To create the MaintIE base model simply run SpERT with the maintie_s_*_train.conf training configurations. This will produce a model pre-fine-tuned on the coarse-grained corpus. These pre-fine-tuned models are then used as the base model the maintie_gs_*_train.conf configurations. More details of the s configurations are given below.

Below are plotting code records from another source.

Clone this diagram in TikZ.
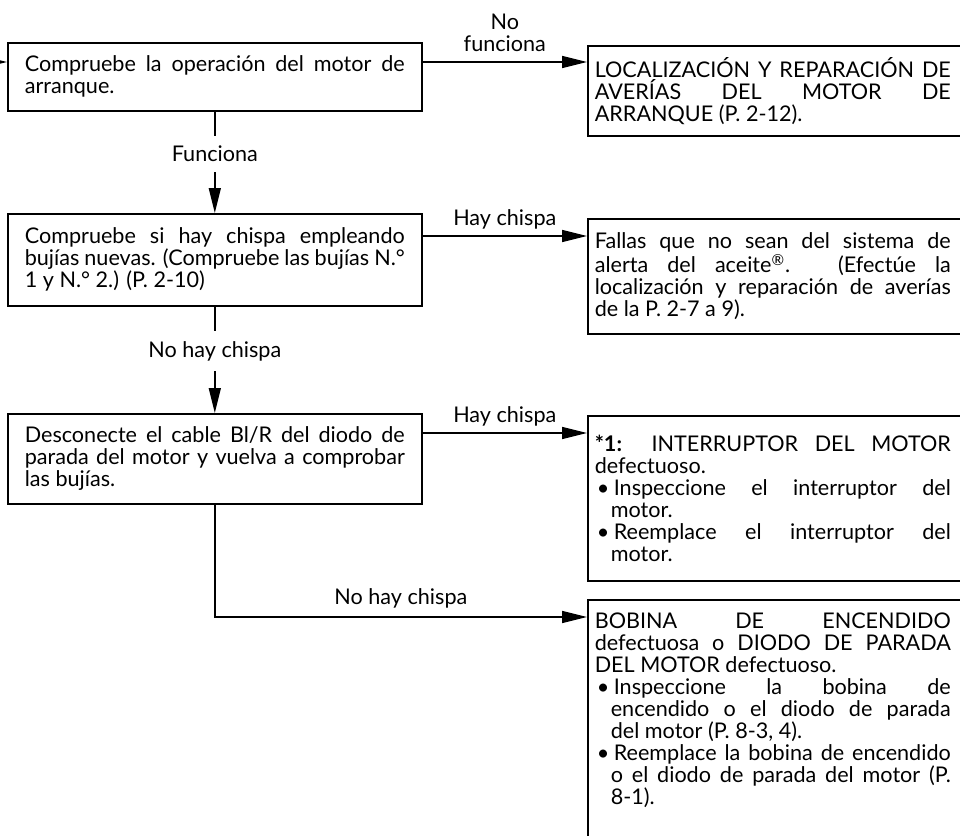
\documentclass[tikz,border=0pt]{standalone}
\usepackage{fontspec}
\setmainfont{Lato}
\usetikzlibrary{arrows.meta, positioning, calc}
\newcommand{\fbody}{\fontsize{10.8}{11}\selectfont\hyphenpenalty=10000\exhyphenpenalty=10000}
\newcommand{\itemline}{\par\noindent\hangindent=8pt\hangafter=1\makebox[8pt][l]{\hspace{1pt}\textbullet}\hspace{1.5pt}}

\begin{document}
\begin{tikzpicture}[x=0.5pt, y=-0.5pt,
      stepbox/.style={rectangle, draw, line width=0.8pt, anchor=north west,
                  text width=190pt, inner xsep=8.5pt, align=justify,
                  font=\fbody},
      resbox/.style={rectangle, draw, line width=0.8pt, anchor=north west,
                  text width=192pt, inner xsep=3.5pt, align=justify, font=\fbody},
      arrow/.style={-{Triangle[length=12.5pt, width=6pt]}, line width=0.8pt},
      lbl/.style={font=\fbody, inner sep=2pt, align=center}
    ]
    \useasboundingbox (0,0) rectangle (960,836);
    \clip (0,0) rectangle (960,836);

    % Check steps (left column)
    \node[stepbox, minimum height=34pt] (b1) at (7,42)
      {Compruebe la operación del motor de\linebreak arranque.};
    \node[stepbox, minimum height=46pt] (b2) at (7,213)
      {Compruebe si hay chispa empleando\linebreak bujías nuevas. (Compruebe las bujías N.°\linebreak 1 y N.° 2.) (P. 2-10)};
    \node[stepbox, minimum height=45pt] (b3) at (7,413)
      {Desconecte el cable Bl/R del diodo de\linebreak parada del motor y vuelva a comprobar\linebreak las bujías.};

    % Results (right column)
    \node[resbox, minimum height=45pt] (r1) at (587,45)
      {\parbox{178pt}{LOCALIZACIÓN Y REPARACIÓN DE\linebreak AVERÍAS DEL MOTOR DE\linebreak ARRANQUE (P. 2-12).}};
    \node[resbox, minimum height=57.5pt] (r2) at (587,218)
      {\parbox{178pt}{Fallas que no sean del sistema de\linebreak alerta del aceite\textsuperscript{®}. (Efectúe la\linebreak localización y reparación de averías\linebreak de la P. 2-7 a 9).}};
    \node[resbox, minimum height=82.5pt] (r3) at (587,415)
      {\parbox{178pt}{\textbf{*1:} INTERRUPTOR DEL MOTOR\linebreak defectuoso.
        \itemline Inspeccione el interruptor del\linebreak motor.
        \itemline Reemplace el interruptor del\linebreak motor.}};
    \node[resbox, inner ysep=6.5pt, text depth=120pt] (r4) at (587,599)
      {\parbox[t]{178pt}{BOBINA DE ENCENDIDO\linebreak defectuosa o DIODO DE PARADA\linebreak DEL MOTOR defectuoso.
        \itemline Inspeccione la bobina de\linebreak encendido o el diodo de parada\linebreak del motor (P. 8-3, 4).
        \itemline Reemplace la bobina de encendido\linebreak o el diodo de parada del motor (P.\linebreak 8-1).}};

    % Incoming arrow
    \coordinate (in) at ([shift={(-15pt,-10pt)}]b1.north west);
    \draw[arrow] (in) -- (in -| b1.west);

    % Branches
    \draw[arrow] ([yshift=-10pt]b1.north east) coordinate (p1)
      -- node[lbl, above, inner ysep=5pt]{No\\funciona} (p1 -| r1.west);
    \draw[arrow] ([yshift=-11.5pt]b2.north east) coordinate (p2)
      -- node[lbl, above, inner ysep=3pt]{Hay chispa} (p2 -| r2.west);
    \draw[arrow] ([yshift=-10pt]b3.north east) coordinate (p3)
      -- node[lbl, above, inner ysep=3pt]{Hay chispa} (p3 -| r3.west);

    \draw[arrow] (b1) -- node[lbl, fill=white, inner ysep=5pt, pos=0.42]{Funciona} (b2);
    \draw[arrow] (b2) -- node[lbl, fill=white, inner ysep=5pt, pos=0.42]{No hay chispa} (b3);
    \draw[arrow] (b3.south) |- node[lbl, above, pos=0.75, inner ysep=4pt]{No hay chispa}
      ([yshift=-9pt]r4.north west);

  \end{tikzpicture}
\end{document}
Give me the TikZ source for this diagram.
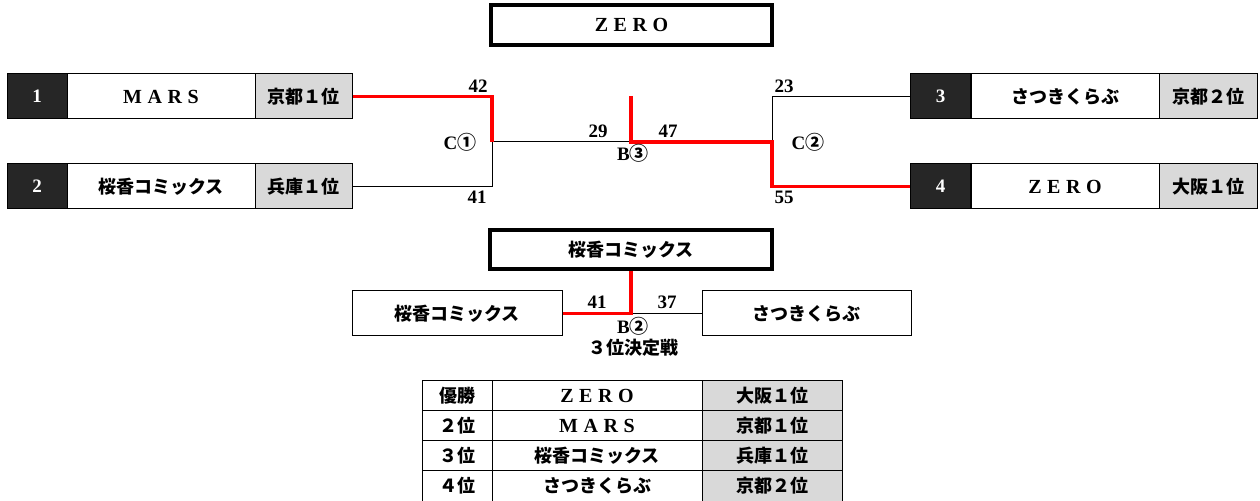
\documentclass[tikz,border=0pt]{standalone}
\usepackage{fontspec}
\setmainfont{Liberation Serif}
\newfontfamily\jp{Noto Sans CJK JP}
\usepackage{tikz}
\usetikzlibrary{positioning,shapes}
\newcommand{\wide}[1]{{\rmfamily\bfseries\fontsize{20bp}{20bp}\selectfont\addfontfeatures{LetterSpace=28}#1}}
\newcommand{\lbl}{\bfseries\fontsize{19bp}{19bp}\selectfont}
\newcommand{\jptxt}{\jp\bfseries\fontsize{18bp}{18bp}\selectfont}

\begin{document}
\begin{tikzpicture}[
  numcell/.style={draw,line width=1bp,fill=black!85,text=white,minimum width=60bp,minimum height=45bp,inner sep=0pt,font=\lbl},
  namecell/.style={draw,line width=1bp,fill=white,minimum width=188bp,minimum height=45bp,inner sep=0pt,font=\jptxt},
  prefcell/.style={draw,line width=1bp,fill=black!15,minimum width=97bp,minimum height=45bp,inner sep=0pt,font=\jptxt},
  finalbox/.style={draw,line width=4bp,fill=white,minimum width=281bp,minimum height=40bp,inner sep=0pt,font=\jptxt},
  thirdbox/.style={draw,line width=1bp,fill=white,minimum width=209bp,minimum height=45bp,inner sep=0pt,font=\jptxt},
  tabcell/.style={draw,line width=1bp,minimum height=30bp,inner sep=0pt,font=\jptxt},
  win/.style={red,line width=3.5bp},
  lose/.style={black,line width=1bp},
  score/.style={inner sep=0pt,font=\lbl}]
\useasboundingbox (0,0) rectangle (1260bp,501bp);

% champion
\node (final) at (631.5bp,476bp) [finalbox] {\wide{ZERO}};

% left block
\node (num1) at (37bp,404.5bp) [numcell] {1};
\node (name1) at (161bp,404.5bp) [namecell] {\wide{MARS}};
\node (pref1) at (303.5bp,404.5bp) [prefcell] {京都１位};
\node (num2) at (37bp,314.5bp) [numcell] {2};
\node (name2) at (161bp,314.5bp) [namecell] {桜香コミックス};
\node (pref2) at (303.5bp,314.5bp) [prefcell] {兵庫１位};

% right block
\node (num3) at (940.5bp,404.5bp) [numcell] {3};
\node (name3) at (1065bp,404.5bp) [namecell] {さつきくらぶ};
\node (pref3) at (1208bp,404.5bp) [prefcell,minimum width=98bp] {京都２位};
\node (num4) at (940.5bp,314.5bp) [numcell] {4};
\node (name4) at (1065bp,314.5bp) [namecell] {\wide{ZERO}};
\node (pref4) at (1208bp,314.5bp) [prefcell,minimum width=98bp] {大阪１位};

\coordinate (c1) at (492bp,359bp);
\coordinate (b3) at (631bp,359bp);
\coordinate (b3top) at (631bp,405bp);
\coordinate (c2) at (772bp,359bp);

\draw [lose] (pref2.east) -| (c1);
\draw [lose] (c1) -- (b3);
\draw [lose] (c2) |- (num3.west);
\draw [win] (pref1.east) -| (c1);
\draw [win] (b3top) -- (b3) -- (c2) |- (num4.west);

\node at (478bp,415bp) [score] {42};
\node at (477bp,304bp) [score] {41};
\node at (460bp,359bp) [score] {C{\jp ①}};
\node at (598bp,370bp) [score] {29};
\node at (668bp,370bp) [score] {47};
\node at (633bp,348bp) [score] {B{\jp ③}};
\node at (784bp,415bp) [score] {23};
\node at (808bp,359bp) [score] {C{\jp ②}};
\node at (784bp,304bp) [score] {55};

% third place
\node (third) at (631bp,251.5bp) [finalbox,minimum width=282bp,minimum height=39bp] {桜香コミックス};
\node (left3) at (457bp,187.5bp) [thirdbox,minimum width=210bp] {桜香コミックス};
\node (right3) at (806.5bp,187.5bp) [thirdbox] {さつきくらぶ};
\draw [lose] (left3.east -| third.south) -- (right3.west);
\draw [win] (left3.east) -| (third.south);
\node at (597bp,199bp) [score] {41};
\node at (667bp,199bp) [score] {37};
\node at (633bp,175bp) [score] {B{\jp ②}};
\node at (633bp,153bp) [score,font=\jptxt] {３位決定戦};

% result table
\foreach \y/\a/\b/\c in {105/優勝/{\wide{ZERO}}/大阪１位,75/２位/{\wide{MARS}}/京都１位,45/３位/桜香コミックス/兵庫１位,15/４位/さつきくらぶ/京都２位} {
  \node (ta\y) at (457bp,\y bp) [tabcell,minimum width=70bp] {\a};
  \node (tb\y) at (597bp,\y bp) [tabcell,minimum width=210bp] {\b};
  \node (tc\y) at (772bp,\y bp) [tabcell,minimum width=140bp,fill=black!15] {\c};
}
\end{tikzpicture}
\end{document}
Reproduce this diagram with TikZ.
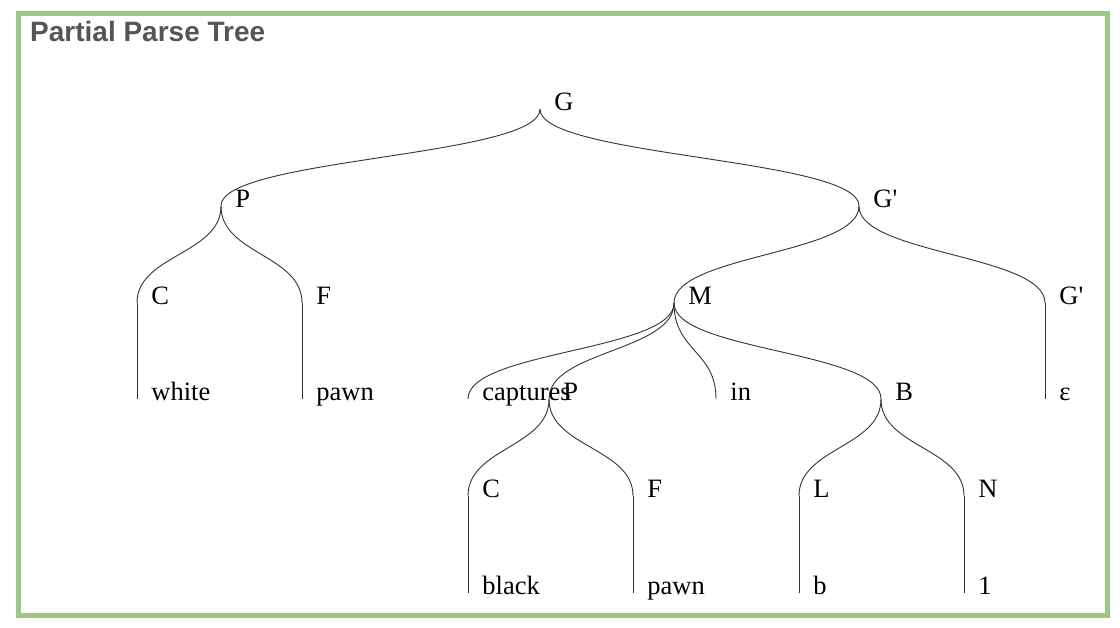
\documentclass[tikz,border=0pt]{standalone}
\usepackage{fontspec}
\setmainfont{Liberation Serif}
\newfontfamily\titlefont{Liberation Sans}
\definecolor{framegreen}{RGB}{158,199,134}
\definecolor{titlegray}{RGB}{85,85,85}
\tikzset{
  pt/.style={inner sep=0pt, minimum size=0pt},
  lbl/.style={anchor=base west, inner sep=0pt, xshift=14pt, yshift=-1.5pt, font=\fontsize{26.5}{30}\selectfont},
  link/.style={draw=black!80, line width=0.9pt},
}

\begin{document}
\begin{tikzpicture}[x=1pt, y=-1pt]
\useasboundingbox (0,0) rectangle (1120,628);
\draw[framegreen, line width=5pt] (18,13.5) rectangle (1107.5,615.5);
\node[anchor=base west, inner sep=0pt, text=titlegray, font=\titlefont\bfseries\fontsize{28}{30}\selectfont] (title) at (30,42) {Partial Parse Tree};

\node[pt, label={[lbl]east:G}] (G) at (540,109) {};
\node[pt, label={[lbl]east:P}] (P) at (221,206) {};
\node[pt, label={[lbl]east:G\textquotesingle}] (Gp) at (859,206) {};
\node[pt, label={[lbl]east:C}] (C) at (137,303) {};
\node[pt, label={[lbl]east:F}] (F) at (302,303) {};
\node[pt, label={[lbl]east:M}] (M) at (674,303) {};
\node[pt, label={[lbl]east:G\textquotesingle}] (Gq) at (1045,303) {};
\node[pt, label={[lbl]east:white}] (white) at (137,399) {};
\node[pt, label={[lbl]east:pawn}] (pawn) at (302,399) {};
\node[pt, label={[lbl]east:captures}] (captures) at (468,399) {};
\node[pt, label={[lbl]east:P}] (P2) at (549,399) {};
\node[pt, label={[lbl]east:in}] (inw) at (716,399) {};
\node[pt, label={[lbl]east:B}] (B) at (881,399) {};
\node[pt, label={[lbl]east:ε}] (eps) at (1045,399) {};
\node[pt, label={[lbl]east:C}] (C2) at (468,496) {};
\node[pt, label={[lbl]east:F}] (F2) at (633,496) {};
\node[pt, label={[lbl]east:L}] (L) at (799,496) {};
\node[pt, label={[lbl]east:N}] (N) at (964,496) {};
\node[pt, label={[lbl]east:black}] (black) at (468,593) {};
\node[pt, label={[lbl]east:pawn}] (pawn2) at (633,593) {};
\node[pt, label={[lbl]east:b}] (b) at (799,593) {};
\node[pt, label={[lbl]east:1}] (one) at (964,593) {};

\draw[link] (G) .. controls ([yshift=-48pt]G) and ([yshift=48pt]P) .. (P);
\draw[link] (G) .. controls ([yshift=-48pt]G) and ([yshift=48pt]Gp) .. (Gp);
\draw[link] (P) .. controls ([yshift=-48pt]P) and ([yshift=48pt]C) .. (C);
\draw[link] (P) .. controls ([yshift=-48pt]P) and ([yshift=48pt]F) .. (F);
\draw[link] (Gp) .. controls ([yshift=-48pt]Gp) and ([yshift=48pt]M) .. (M);
\draw[link] (Gp) .. controls ([yshift=-48pt]Gp) and ([yshift=48pt]Gq) .. (Gq);
\draw[link] (C) -- (white);
\draw[link] (F) -- (pawn);
\draw[link] (M) .. controls ([yshift=-48pt]M) and ([yshift=48pt]captures) .. (captures);
\draw[link] (M) .. controls ([yshift=-48pt]M) and ([yshift=48pt]P2) .. (P2);
\draw[link] (M) .. controls ([yshift=-48pt]M) and ([yshift=48pt]inw) .. (inw);
\draw[link] (M) .. controls ([yshift=-48pt]M) and ([yshift=48pt]B) .. (B);
\draw[link] (Gq) -- (eps);
\draw[link] (P2) .. controls ([yshift=-48pt]P2) and ([yshift=48pt]C2) .. (C2);
\draw[link] (P2) .. controls ([yshift=-48pt]P2) and ([yshift=48pt]F2) .. (F2);
\draw[link] (B) .. controls ([yshift=-48pt]B) and ([yshift=48pt]L) .. (L);
\draw[link] (B) .. controls ([yshift=-48pt]B) and ([yshift=48pt]N) .. (N);
\draw[link] (C2) -- (black);
\draw[link] (F2) -- (pawn2);
\draw[link] (L) -- (b);
\draw[link] (N) -- (one);
\end{tikzpicture}
\end{document}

For the untyped case, we use the base model trained without types. For the other three levels, we use the base model trained

  • Level 0: base model is the SpERT model trained on the coarse-grained corpus with an output layer of 1 entity type. The dataset used is truncated to 1 entity type. maintie_s_0_train.conf
  • Level 1: base model is the SpERT model trained on the coarse-grained corpus with an output layer of 5 entity types. maintie_s_1_train.conf
  • Level 2: base model is the SpERT model trained on the coarse-grained corpus with an output layer of 32 entity types. maintie_s_2_train.conf
  • Level 3: base model is the SpERT model trained on the coarse-grained corpus with an output layer of 224 entity types. maintie_s_3_train.conf

Notes

  • After training each model, you will need to update the respective eval.conf model_path key to the path of the final_model for each experiment. This will use the trained model for evaluation.
  • gs configs should have s models as model_path and tokenizer_path. The train/valid path should be to the g data. The types are to the s data incase any order has changed (the types link the types to the entities/relations; the order in train/valid don't matter as they are just strings.)

Experiments

Experiment Training Command
FG-0 python ./spert.py train --config configs/maintie_g_0.conf
FG-1 python ./spert.py train --config configs/maintie_g_1.conf
FG-2 python ./spert.py train --config configs/maintie_g_2.conf
FG-3 python ./spert.py train --config configs/maintie_g_3.conf
CG+FG-0 python ./spert.py train --config configs/maintie_gs_0.conf
CG+FG-1 python ./spert.py train --config configs/maintie_gs_1.conf
CG+FG-2 python ./spert.py train --config configs/maintie_gs_2.conf
CG+FG-3 python ./spert.py train --config configs/maintie_gs_3.conf

Note: g refers to gold corpus, gs refers to gold+silver corpus.